Opening of Art Exhibition

Opening of Kelly Norman s Art Exhibition “Recent Studio Works” by Dr Nadia Anaxagorou (Director of Cultural Services for the Limassol Municipality) at Rouan Gallery on Friday 23rd October 2009.

Kelly Norman a graduate of University of Portsmouth in Art Design and Media completed a postgraduate diploma in Fine Art at the Cyprus College of Art at Lemba she now lives and works in Limassol.

To me, the perception and analysis of the light of Cyprus by Kelly and indeed by many foreign artists who work in Cyprus, is particulary interesting revealing a different dimention of both urban and rural environment, owing to a totally fresh and unhibited observation.

Thus the delineation of Lemesos vistas by Kelly possesses that penetrative,explorative perspective of form and colour that goes far beyond an abstract expressionistic rendition into a psychography of well-known, still alien,parts of the city such as the GSO and Enaerios areas in the seafront, or the Ayia Napa neighbourhood, with the towerblocks that have taken the place of green fields,gardens and traditional houses.

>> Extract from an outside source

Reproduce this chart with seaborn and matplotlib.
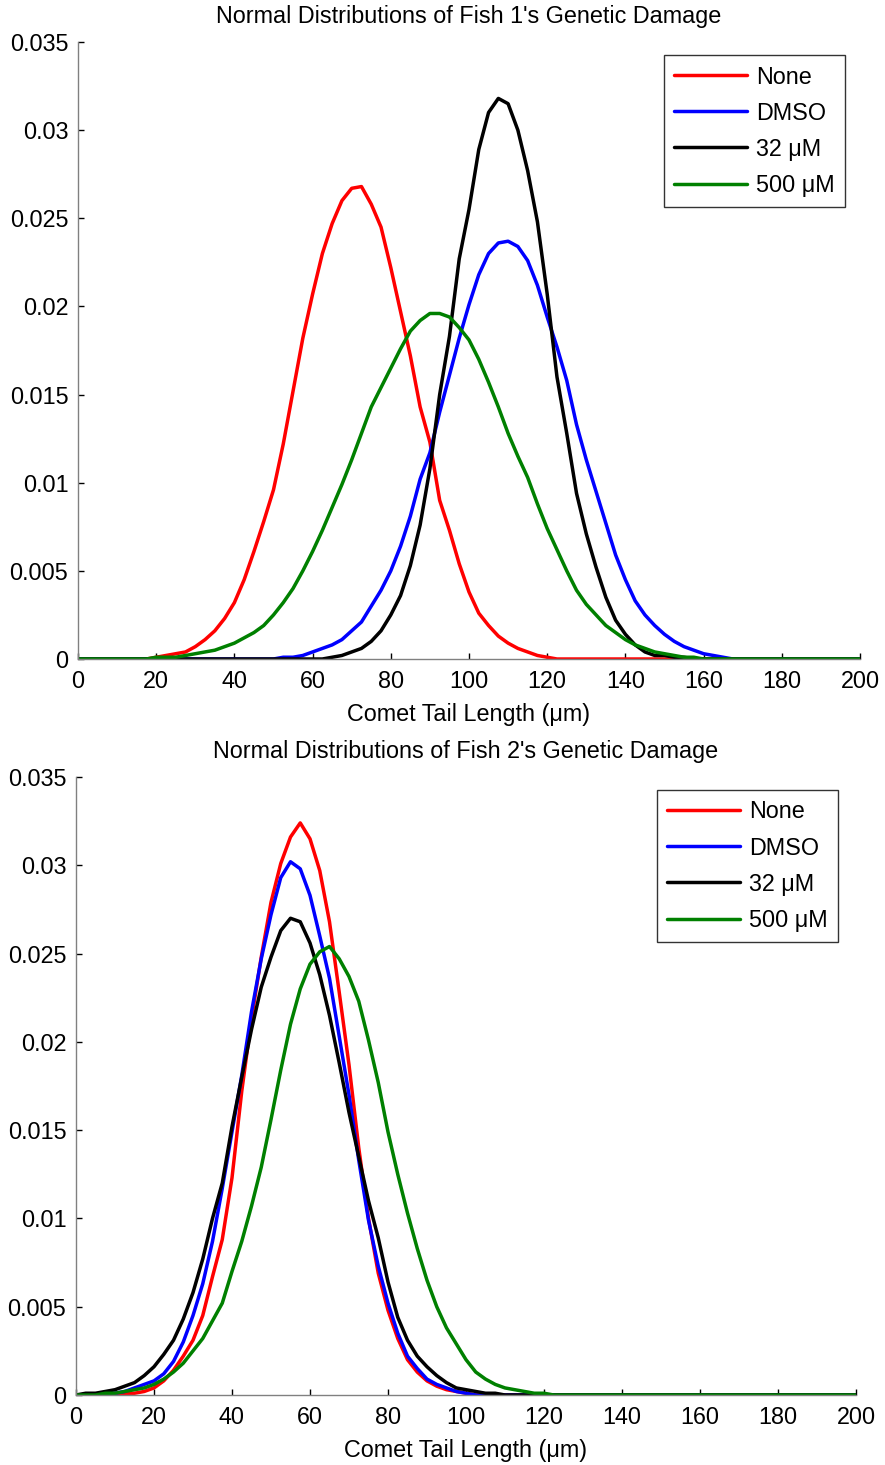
import numpy as np
import pandas as pd
import matplotlib
matplotlib.use("Agg")
import matplotlib.pyplot as plt
import seaborn as sns

# curves, one value every 2.5 um starting at *_start;
# outside the listed stretch the curve lies on zero (0 .. 200 um)
STEP = 2.5
treatments = ["None", "DMSO", "32 \u03bcM", "500 \u03bcM"]
colors = ["#ff0000", "#0000ff", "#000000", "#008000"]

# fish 1
fish1_none_start = 20
fish1_none = [0.0001, 0.0002, 0.0003, 0.0004, 0.0007, 0.0011, 0.0016, 0.0023, 0.0032, 0.0045,
              0.0061, 0.0078, 0.0096, 0.0122, 0.0152, 0.0182, 0.0207, 0.0230, 0.0247, 0.0260,
              0.0267, 0.0268, 0.0258, 0.0245, 0.0222, 0.0197, 0.0172, 0.0143, 0.0123, 0.0090,
              0.0073, 0.0054, 0.0038, 0.0026, 0.0019, 0.0013, 0.0009, 0.0006, 0.0004, 0.0002,
              0.0001]
fish1_dmso_start = 52.5
fish1_dmso = [0.0001, 0.0001, 0.0002, 0.0004, 0.0006, 0.0008, 0.0011, 0.0016, 0.0021, 0.0030,
              0.0039, 0.0050, 0.0064, 0.0081, 0.0102, 0.0117, 0.0140, 0.0161, 0.0182, 0.0201,
              0.0218, 0.0230, 0.0236, 0.0237, 0.0234, 0.0226, 0.0212, 0.0194, 0.0177, 0.0158,
              0.0133, 0.0113, 0.0095, 0.0077, 0.0059, 0.0045, 0.0033, 0.0025, 0.0019, 0.0014,
              0.0010, 0.0007, 0.0005, 0.0003, 0.0002, 0.0001]
fish1_32_start = 65
fish1_32 = [0.0001, 0.0002, 0.0004, 0.0006, 0.0010, 0.0016, 0.0025, 0.0036, 0.0053, 0.0076,
            0.0108, 0.0150, 0.0183, 0.0227, 0.0255, 0.0289, 0.0310, 0.0318, 0.0315, 0.0300,
            0.0277, 0.0248, 0.0207, 0.0160, 0.0128, 0.0094, 0.0071, 0.0052, 0.0035, 0.0022,
            0.0014, 0.0008, 0.0004, 0.0002, 0.0002, 0.0001, 0.0001]
fish1_500_start = 20
fish1_500 = [0.0001, 0.0001, 0.0001, 0.0002, 0.0003, 0.0004, 0.0005, 0.0007, 0.0009, 0.0012,
             0.0015, 0.0019, 0.0025, 0.0032, 0.0040, 0.0050, 0.0061, 0.0073, 0.0086, 0.0099,
             0.0113, 0.0128, 0.0143, 0.0154, 0.0165, 0.0176, 0.0186, 0.0192, 0.0196, 0.0196,
             0.0194, 0.0188, 0.0181, 0.0170, 0.0157, 0.0143, 0.0128, 0.0115, 0.0103, 0.0088,
             0.0074, 0.0062, 0.0050, 0.0039, 0.0031, 0.0025, 0.0019, 0.0015, 0.0011, 0.0008,
             0.0006, 0.0004, 0.0003, 0.0002, 0.0001, 0.0001]

# fish 2
fish2_none_start = 10
fish2_none = [0.0001, 0.0001, 0.0001, 0.0002, 0.0004, 0.0008, 0.0014, 0.0022, 0.0031, 0.0045,
              0.0067, 0.0088, 0.0123, 0.0172, 0.0213, 0.0248, 0.0279, 0.0301, 0.0316, 0.0324,
              0.0315, 0.0297, 0.0268, 0.0228, 0.0187, 0.0140, 0.0100, 0.0069, 0.0048, 0.0032,
              0.0020, 0.0013, 0.0008, 0.0005, 0.0003, 0.0002, 0.0001]
fish2_dmso_start = 7.5
fish2_dmso = [0.0001, 0.0001, 0.0002, 0.0004, 0.0006, 0.0008, 0.0012, 0.0019, 0.0030, 0.0045,
              0.0063, 0.0087, 0.0117, 0.0149, 0.0181, 0.0217, 0.0247, 0.0272, 0.0293, 0.0302,
              0.0298, 0.0283, 0.0260, 0.0236, 0.0203, 0.0170, 0.0133, 0.0099, 0.0073, 0.0052,
              0.0035, 0.0022, 0.0015, 0.0009, 0.0006, 0.0004, 0.0002, 0.0001]
fish2_32_start = 2.5
fish2_32 = [0.0001, 0.0001, 0.0002, 0.0003, 0.0005, 0.0007, 0.0011, 0.0016, 0.0023, 0.0031,
            0.0043, 0.0058, 0.0077, 0.0100, 0.0120, 0.0152, 0.0180, 0.0207, 0.0231, 0.0248,
            0.0263, 0.0270, 0.0268, 0.0256, 0.0238, 0.0215, 0.0188, 0.0160, 0.0135, 0.0110,
            0.0089, 0.0064, 0.0044, 0.0031, 0.0022, 0.0016, 0.0011, 0.0007, 0.0004, 0.0003,
            0.0002, 0.0001, 0.0001]
fish2_500_start = 7.5
fish2_500 = [0.0001, 0.0001, 0.0002, 0.0003, 0.0004, 0.0006, 0.0009, 0.0013, 0.0018, 0.0025,
             0.0032, 0.0042, 0.0052, 0.0070, 0.0087, 0.0107, 0.0129, 0.0156, 0.0184, 0.0210,
             0.0230, 0.0244, 0.0251, 0.0254, 0.0247, 0.0237, 0.0223, 0.0201, 0.0177, 0.0149,
             0.0125, 0.0103, 0.0083, 0.0065, 0.0050, 0.0038, 0.0029, 0.0020, 0.0013, 0.0009,
             0.0006, 0.0004, 0.0003, 0.0002, 0.0001, 0.0001]

x_ticks = list(range(0, 201, 20))
y_ticks = [0, 0.005, 0.01, 0.015, 0.02, 0.025, 0.03, 0.035]
y_tick_labels = ["0", "0.005", "0.01", "0.015", "0.02", "0.025", "0.03", "0.035"]
titles = ["Normal Distributions of Fish 1's Genetic Damage",
          "Normal Distributions of Fish 2's Genetic Damage"]
x_label = "Comet Tail Length (\u03bcm)"

grid = np.round(np.arange(0, 200 + STEP / 2, STEP), 2)


def full_curve(start, vals):
    # lay the read stretch onto the 0..200 grid, zero elsewhere
    y = np.zeros(len(grid))
    i0 = int(round(start / STEP))
    y[i0:i0 + len(vals)] = vals
    return y


def long_frame(series):
    parts = []
    for name, (start, vals) in zip(treatments, series):
        parts.append(pd.DataFrame({"length": grid, "density": full_curve(start, vals),
                                   "treatment": name}))
    return pd.concat(parts, ignore_index=True)


sns.set_style("ticks")
plt.rcParams["font.family"] = ["Liberation Sans", "DejaVu Sans"]
plt.rcParams["text.color"] = "black"
plt.rcParams["axes.labelcolor"] = "black"
plt.rcParams["xtick.color"] = "black"
plt.rcParams["ytick.color"] = "black"
FS = 16.8

fig = plt.figure(figsize=(8.85, 14.65), dpi=100)
ax1 = fig.add_axes([78 / 885, 1 - 659 / 1465, 782 / 885, 617 / 1465])
ax2 = fig.add_axes([76 / 885, 1 - 1395 / 1465, 780 / 885, 618 / 1465])

panels = [
    (ax1, [(fish1_none_start, fish1_none), (fish1_dmso_start, fish1_dmso),
           (fish1_32_start, fish1_32), (fish1_500_start, fish1_500)],
     (845 / 885, 1 - 55 / 1465)),
    (ax2, [(fish2_none_start, fish2_none), (fish2_dmso_start, fish2_dmso),
           (fish2_32_start, fish2_32), (fish2_500_start, fish2_500)],
     (838 / 885, 1 - 790 / 1465)),
]

for i, (ax, series, anchor) in enumerate(panels):
    df = long_frame(series)
    sns.lineplot(data=df, x="length", y="density", hue="treatment",
                 hue_order=treatments, palette=dict(zip(treatments, colors)),
                 linewidth=2.5, errorbar=None, sort=False, ax=ax)
    ax.set_xlim(0, 200)
    ax.set_ylim(0, 0.035)
    ax.set_xticks(x_ticks)
    ax.set_xticklabels([str(t) for t in x_ticks])
    ax.set_yticks(y_ticks)
    ax.set_yticklabels(y_tick_labels)
    ax.tick_params(direction="in", length=4, width=1, color="black",
                   labelsize=FS)
    ax.tick_params(axis="x", pad=8)
    ax.tick_params(axis="y", pad=7)
    for side in ["top", "right"]:
        ax.spines[side].set_visible(False)
    for side in ["left", "bottom"]:
        ax.spines[side].set_color("#808080")
        ax.spines[side].set_linewidth(1)
    ax.set_title(titles[i], fontsize=FS, pad=14)
    ax.set_xlabel(x_label, fontsize=FS, labelpad=7)
    ax.set_ylabel("")
    sns.move_legend(ax, "upper right", bbox_to_anchor=anchor,
                    bbox_transform=fig.transFigure, title=None, frameon=True,
                    fancybox=False, edgecolor="black", fontsize=FS,
                    handlelength=3.1, handletextpad=0.4, labelspacing=0.56,
                    borderpad=0.45, borderaxespad=0)
    leg = ax.get_legend()
    leg.get_frame().set_linewidth(1)
    for line in leg.get_lines():
        line.set_linewidth(2.5)

fig.savefig("out.png", dpi=100)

Through a rigorous, textured colour, produced by multiple washes of green, her favourite colour and the most natural one in the world, Kelly builds monochromatic transcendental architectural images of Lemesos, using encaustic on oils, with thick layers of wax and scratches allover the canvas to represent the deep wounds inflicted on the city by decaying structures and facades of buildings and a sky on their roof-tops full of satellite cables arials and water tanks.

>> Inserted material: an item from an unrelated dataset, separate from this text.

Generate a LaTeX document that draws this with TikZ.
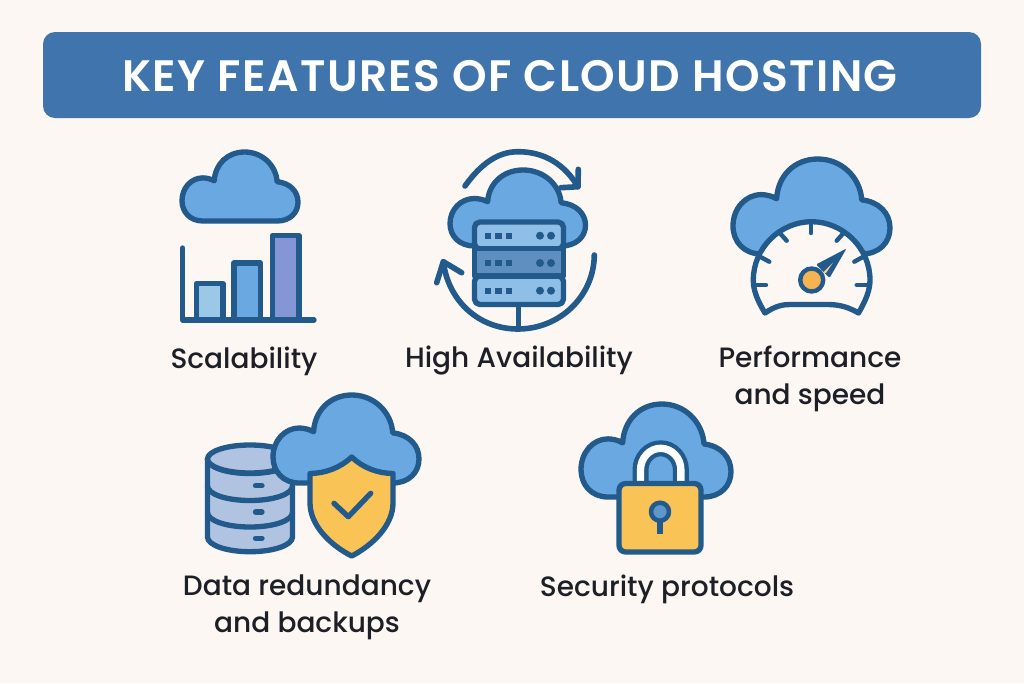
\documentclass[tikz,border=0pt]{standalone}
\usepackage{fontspec}
\setmainfont{Poppins}
\newfontfamily\labelfont{Poppins Medium}
\newfontfamily\titlefont[LetterSpace=3.3]{Poppins SemiBold}
\definecolor{bgc}{HTML}{FCF7F2}
\definecolor{ink}{HTML}{235A8C}
\definecolor{bar}{HTML}{3F74AC}
\definecolor{cloudc}{HTML}{69A8E0}
\definecolor{lightb}{HTML}{9CC8E8}
\definecolor{violetb}{HTML}{8496D6}
\definecolor{rackl}{HTML}{8FBFE6}
\definecolor{rackm}{HTML}{5E8FC0}
\definecolor{cyl}{HTML}{B0C4E2}
\definecolor{gold}{HTML}{F9C455}
\definecolor{hub}{HTML}{F6B352}
\definecolor{text}{HTML}{1C1F26}
\tikzset{
  ln/.style={draw=ink,line width=4pt,line join=round,line cap=round},
  txt/.style={text=text,font=\labelfont\fontsize{21}{27.75}\selectfont,align=center,inner sep=0pt},
}
\newcommand\cloudat[4]{%
  \draw[ln,fill=cloudc,shift={(#1,#2)},xscale=#3,yscale=#4]
  (0.18,1) .. controls (0.07,1) and (0,0.87) .. (0,0.705)
  .. controls (0,0.52) and (0.08,0.375) .. (0.18,0.375)
  .. controls (0.21,0.375) and (0.25,0.39) .. (0.278,0.418)
  .. controls (0.285,0.18) and (0.39,0) .. (0.54,0)
  .. controls (0.69,0) and (0.81,0.19) .. (0.82,0.43)
  .. controls (0.93,0.45) and (1,0.57) .. (1,0.727)
  .. controls (1,0.88) and (0.93,1) .. (0.82,1) -- cycle;}
\begin{document}
\begin{tikzpicture}[x=0.75pt,y=-0.75pt]
\useasboundingbox (0,0) rectangle (1024,683);
\fill[bgc] (0,0) rectangle (1024,683);
% title
\fill[bar,rounded corners=9pt] (43,32) rectangle (981,118);
\node[text=white,inner sep=0pt] (title) at (510,76) {\titlefont\fontsize{33}{38}\selectfont KEY FEATURES OF CLOUD HOSTING};
% scalability
\cloudat{182}{152}{116}{69}
\draw[ln,fill=lightb,line cap=butt] (196.5,320) -- (196.5,283.5) -- (223,283.5) -- (223,320);
\draw[ln,fill=cloudc,line cap=butt] (234,320) -- (234,263) -- (260.5,263) -- (260.5,320);
\draw[ln,fill=violetb,line cap=butt] (272.5,320) -- (272.5,235.5) -- (299,235.5) -- (299,320);
\draw[ln] (182.7,248) -- (182.7,320) -- (314,320);
\node[txt] (scal) at (244,361) {Scalability};
% availability
\draw[ln,line width=4.2pt] (465,186) .. controls (480,165) and (497,151.7) .. (518,151.7) .. controls (545,151.7) and (565,165) .. (578,186.7);
\draw[ln,line width=4.2pt] (578.3,169.3) -- (578,186.7) -- (560.7,187.7);
\draw[ln,line width=4.2pt] (594.3,255) .. controls (594,296) and (560,329) .. (518,329) .. controls (478,329) and (448,300) .. (443.3,261.7);
\draw[ln,line width=4.2pt] (461.7,272.7) -- (443.3,261.7) -- (436.7,282.7);
\cloudat{450}{170}{135.5}{76}
\draw[ln,line cap=butt] (518.3,305) -- (518.3,328);
\draw[ln,fill=rackl,rounded corners=4pt] (474.5,222) rectangle (563.5,249);
\draw[ln,fill=rackl,rounded corners=4pt] (474.5,276) rectangle (563.5,304.5);
\draw[ln,fill=rackm] (474.5,248.3) rectangle (563.5,276);
\foreach \yy in {235.7,263,290.7}{
  \foreach \xx in {487.7,498.3,509}{\fill[ink] (\xx-3.2,\yy-3.2) rectangle (\xx+3.2,\yy+3.2);}
  \foreach \xx in {540,551}{\fill[ink] (\xx,\yy) circle[radius=3pt];}
}
\node[txt] (avail) at (519,361) {High Availability};
% performance
\cloudat{733}{159}{157}{95}
\draw[ln,fill=bgc] (765,313) .. controls (757,300) and (753.3,290) .. (753.3,280) .. controls (753.3,248) and (780,221.7) .. (811.7,221.7) .. controls (843,221.7) and (870,248) .. (870,280) .. controls (870,290) and (866,300) .. (858.5,313) .. controls (845,305) and (835,304.5) .. (825,304.5) -- (790,304.5) .. controls (783,304.5) and (775,306) .. (765,313) -- cycle;
\foreach \ax/\ay/\bx/\by in {811/224/811/233,780/233.3/786.7/240.7,843.3/233.3/836.7/240.7,760/256.7/769.3/261.7,863.3/256.7/854.3/261.7,755/285/766/285,856.7/285/868/285}{
  \draw[ln,line width=3.3pt] (\ax,\ay) -- (\bx,\by);}
\fill[ink,rounded corners=1pt] (816,264.5) -- (846.5,248.5) -- (829.5,278) -- cycle;
\fill[hub!60!bgc] (823,272.5) -- (833,262.5) -- (826,273) -- cycle;
\draw[ln,line width=3.3pt,fill=hub] (811.7,280) circle[radius=11.5];
\node[txt] (perf) at (810,379) {Performance\\and speed};
% data
\draw[ln,fill=cyl] (207.5,459) -- (207.5,537) .. controls (207.5,545) and (226,551.7) .. (250,551.7) .. controls (274,551.7) and (292.5,545) .. (292.5,537) -- (292.5,459) -- cycle;
\foreach \yy in {459,486,512.5}{
  \draw[ln,fill=none] (207.5,\yy) .. controls (207.5,\yy+8) and (226,\yy+14.5) .. (250,\yy+14.5) .. controls (274,\yy+14.5) and (292.5,\yy+8) .. (292.5,\yy);}
\draw[ln,fill=cyl] (250,459) ellipse[x radius=42.5,y radius=14];
\foreach \yy in {485.7,512,538.3}{\draw[ink,line width=4pt,line cap=round] (255.5,\yy) -- (262,\yy);}
\cloudat{273}{395}{146}{88}
\draw[ln,fill=gold] (351.7,457) .. controls (340,468) and (325,473.3) .. (310,473.5) -- (310,503) .. controls (310,525) and (330,545) .. (351.7,556) .. controls (373,545) and (393,525) .. (393,503) -- (393,473.5) .. controls (378,473.3) and (363,468) .. (351.7,457) -- cycle;
\draw[ln] (334,503.3) -- (348.3,516.7) -- (370.7,493.3);
\node[txt] (data) at (307,607) {Data redundancy\\and backups};
% security
\cloudat{581}{404}{150}{93}
\draw[ink,line width=12pt] (640.5,485) -- (640.5,470) arc[start angle=180,end angle=360,x radius=20.2,y radius=21.7] -- (680.9,485);
\draw[white,line width=5.5pt] (640.5,485) -- (640.5,470) arc[start angle=180,end angle=360,x radius=20.2,y radius=21.7] -- (680.9,485);
\draw[ln,fill=gold,rounded corners=5pt] (619,483.5) rectangle (701,552);
\draw[ink,line width=4.2pt] (660,515) -- (660,534);
\draw[ln,line width=3.4pt,fill=rackm!70!cloudc] (660,511.7) circle[radius=9];
\node[txt] (sec) at (667,589) {Security protocols};
\end{tikzpicture}
\end{document}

That state of ugliness and neglect of decaying, often dilapidated blocks and that feeling of unrest and anxiety they evoke,is washed away by a paint of sap green, an organic colour that diffuses calmness, serenity and contemplation throughout, bringing about a cathartic yellow-ochreish radiation of hope and optimism in the city.

A second series of studies features watermelons, symbolic of the cruel summer heat in Cyprus and alluding in their red, purple and green translucency to decomposed bodies, physical or architectural, since the prison wall erected by the seaside constructions, blocks the invigorating breeze and causes suffocation.

Congratulations to Kelly for a very unusual, idiosyncratic, organic, expressionistic symbolism.